The full sized rugby is a chance for many of the top quality players to get good experience beyond the 10-a-side format, which Burgess sees as an opportunity to grow both the quality and quantity of Central Coast women players.
“We’re trying to raise the awareness of the comp and attract more players to the game.
“A lot of people focus on the sevens, whereas I think there are more opportunities in the 15’s, through the Super W competition, and into the Wallaroos.
“At the local stage, I’d like to see every club with a women’s team, and then once we do that the next step is likely 12 a side.
“This is because we don’t want to expand the competition at the expense of another club, so once those clubs get established and have a good base and are attracting new players then I think we’ll move to 12’s, then 15.
“I’m hoping this will be in the next 12 months, but we have to make sure we keep the current players in the game and attract the girls coming through the junior competition.”

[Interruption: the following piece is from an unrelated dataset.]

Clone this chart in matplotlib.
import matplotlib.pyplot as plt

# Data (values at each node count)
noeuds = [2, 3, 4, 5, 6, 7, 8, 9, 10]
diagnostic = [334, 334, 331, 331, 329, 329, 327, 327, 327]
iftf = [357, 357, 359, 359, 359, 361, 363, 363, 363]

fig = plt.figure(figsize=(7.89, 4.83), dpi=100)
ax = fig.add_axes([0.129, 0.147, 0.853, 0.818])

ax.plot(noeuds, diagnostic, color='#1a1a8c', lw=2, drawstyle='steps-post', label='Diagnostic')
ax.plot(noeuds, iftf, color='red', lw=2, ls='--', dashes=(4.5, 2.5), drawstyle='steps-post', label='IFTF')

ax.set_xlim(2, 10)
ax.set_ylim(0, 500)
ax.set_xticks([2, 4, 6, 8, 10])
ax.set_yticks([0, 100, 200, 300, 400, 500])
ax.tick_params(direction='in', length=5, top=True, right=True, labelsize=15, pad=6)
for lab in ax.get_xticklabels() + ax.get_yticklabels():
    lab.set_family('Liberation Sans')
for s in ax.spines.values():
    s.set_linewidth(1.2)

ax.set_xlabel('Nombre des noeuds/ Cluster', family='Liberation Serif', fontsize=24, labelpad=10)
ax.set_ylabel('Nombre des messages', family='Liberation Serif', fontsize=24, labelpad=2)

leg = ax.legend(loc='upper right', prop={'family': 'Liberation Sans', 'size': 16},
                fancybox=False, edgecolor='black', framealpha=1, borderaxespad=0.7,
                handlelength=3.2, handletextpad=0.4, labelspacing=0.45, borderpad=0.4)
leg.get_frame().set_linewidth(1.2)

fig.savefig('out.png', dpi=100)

For the Colts side, this year’s competition presents an opportunity to do one better than their second place finish in the previous championships in 2019.
In fact, Head Coach, Nick Meyers, has seen his team finish second five times in the past six years, and is now looking to take out the top position.

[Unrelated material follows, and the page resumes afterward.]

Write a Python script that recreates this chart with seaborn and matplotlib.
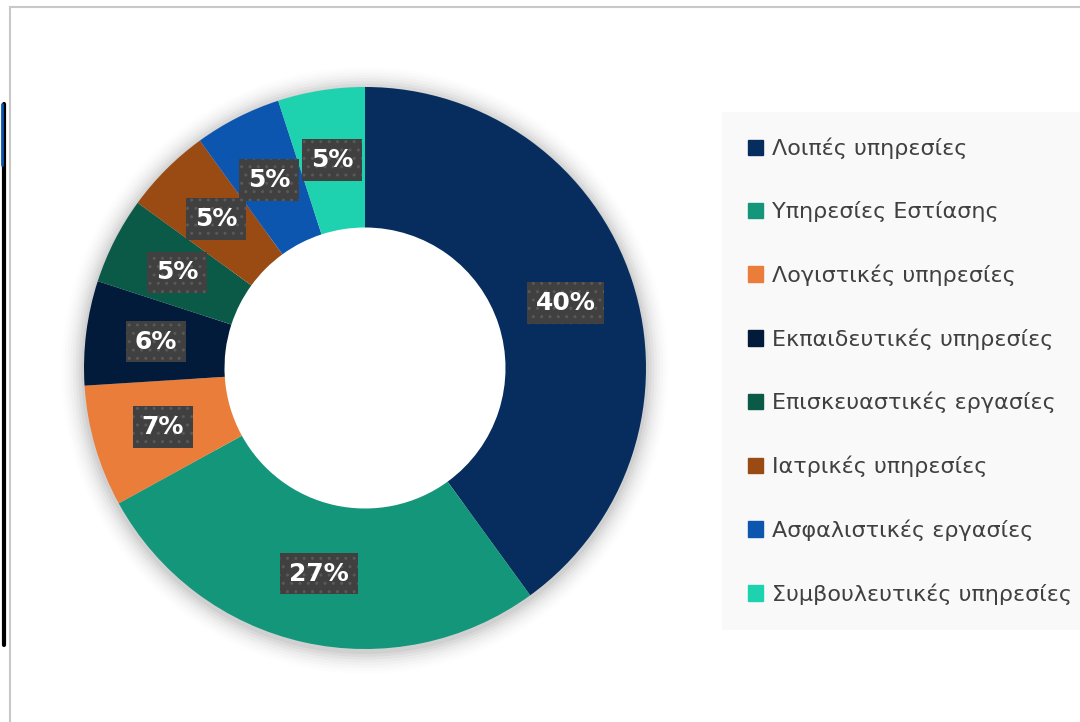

“I’ve done this job for a few years and we’ve had various types of sides,” Meyers said.
“We’re probably a bit more forward dominated this year in comparison to 2019 when we were more back dominated, so I have to adjust our game plan to suit.

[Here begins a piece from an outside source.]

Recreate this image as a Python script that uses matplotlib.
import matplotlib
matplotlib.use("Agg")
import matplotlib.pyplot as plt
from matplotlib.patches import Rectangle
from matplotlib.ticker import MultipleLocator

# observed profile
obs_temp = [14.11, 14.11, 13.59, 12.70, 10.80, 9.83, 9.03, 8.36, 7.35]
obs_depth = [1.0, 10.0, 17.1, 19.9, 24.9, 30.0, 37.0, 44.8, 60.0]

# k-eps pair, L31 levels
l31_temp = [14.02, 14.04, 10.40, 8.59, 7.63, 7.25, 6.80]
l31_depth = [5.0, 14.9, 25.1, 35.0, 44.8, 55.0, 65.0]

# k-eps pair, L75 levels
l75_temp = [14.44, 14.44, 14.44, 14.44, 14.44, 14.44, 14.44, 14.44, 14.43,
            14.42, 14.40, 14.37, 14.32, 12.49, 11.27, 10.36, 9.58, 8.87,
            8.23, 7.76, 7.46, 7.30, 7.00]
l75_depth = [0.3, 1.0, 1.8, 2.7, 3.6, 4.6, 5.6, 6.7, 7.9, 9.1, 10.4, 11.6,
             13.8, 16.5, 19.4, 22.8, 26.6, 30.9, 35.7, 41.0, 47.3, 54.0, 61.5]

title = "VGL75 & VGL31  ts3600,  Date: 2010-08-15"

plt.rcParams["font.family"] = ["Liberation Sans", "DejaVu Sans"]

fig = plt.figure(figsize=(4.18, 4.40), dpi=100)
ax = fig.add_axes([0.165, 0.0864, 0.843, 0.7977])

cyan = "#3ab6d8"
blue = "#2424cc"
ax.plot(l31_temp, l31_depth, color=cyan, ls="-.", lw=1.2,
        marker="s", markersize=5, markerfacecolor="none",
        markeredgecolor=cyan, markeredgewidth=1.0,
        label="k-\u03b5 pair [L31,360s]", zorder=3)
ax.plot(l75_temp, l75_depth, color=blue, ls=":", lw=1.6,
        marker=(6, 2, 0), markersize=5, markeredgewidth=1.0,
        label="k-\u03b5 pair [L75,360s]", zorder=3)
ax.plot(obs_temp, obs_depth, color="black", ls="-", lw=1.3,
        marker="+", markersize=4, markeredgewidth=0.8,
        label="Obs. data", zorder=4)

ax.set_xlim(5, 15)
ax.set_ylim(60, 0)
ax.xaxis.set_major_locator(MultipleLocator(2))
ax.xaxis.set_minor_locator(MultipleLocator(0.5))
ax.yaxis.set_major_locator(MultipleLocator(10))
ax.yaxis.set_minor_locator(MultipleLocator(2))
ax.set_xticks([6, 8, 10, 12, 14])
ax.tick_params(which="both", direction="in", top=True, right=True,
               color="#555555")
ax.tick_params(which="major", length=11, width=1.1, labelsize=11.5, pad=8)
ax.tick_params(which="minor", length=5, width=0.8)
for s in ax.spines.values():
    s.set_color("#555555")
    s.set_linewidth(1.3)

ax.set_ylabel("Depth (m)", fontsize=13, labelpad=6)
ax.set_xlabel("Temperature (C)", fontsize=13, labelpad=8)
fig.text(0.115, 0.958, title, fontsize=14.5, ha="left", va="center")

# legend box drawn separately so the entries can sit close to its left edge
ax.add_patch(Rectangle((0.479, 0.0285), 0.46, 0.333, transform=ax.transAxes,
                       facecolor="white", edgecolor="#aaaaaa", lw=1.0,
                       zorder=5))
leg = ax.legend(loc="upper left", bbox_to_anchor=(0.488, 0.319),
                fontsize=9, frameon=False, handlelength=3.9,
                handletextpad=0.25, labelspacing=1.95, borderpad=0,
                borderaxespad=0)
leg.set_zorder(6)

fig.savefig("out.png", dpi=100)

“This year, we’re looking to build off our forward base to set the platform for our backs to execute.
“This is the first year the players go from Juniors representative footy to seniors, so they’re starting to get a bit more independence and willingness to look beyond their own personal ability and play for the benefit of the team.
“When we’ve been successful in the past it’s usually because the players have put aside their own personal focuses on selection into Country rugby and understood that the best team on the park is likely to have more players selected for the next level team.”
Yet with this in mind, Coach Meyers still has a focus on maintaining a Central Coast rugby culture.
“We want to ensure that we’re creating a community in Tamworth between the seniors, women and colts.
“We had a good turn out with a supportive nature in 2019, if we can extend on that we can make Central Coast rugby a bit more of a strike power.”
It is an action packed games draw scheduled in Tamworth, but by the end of Sunday, only three winning teams will be announced amongst the three divisions.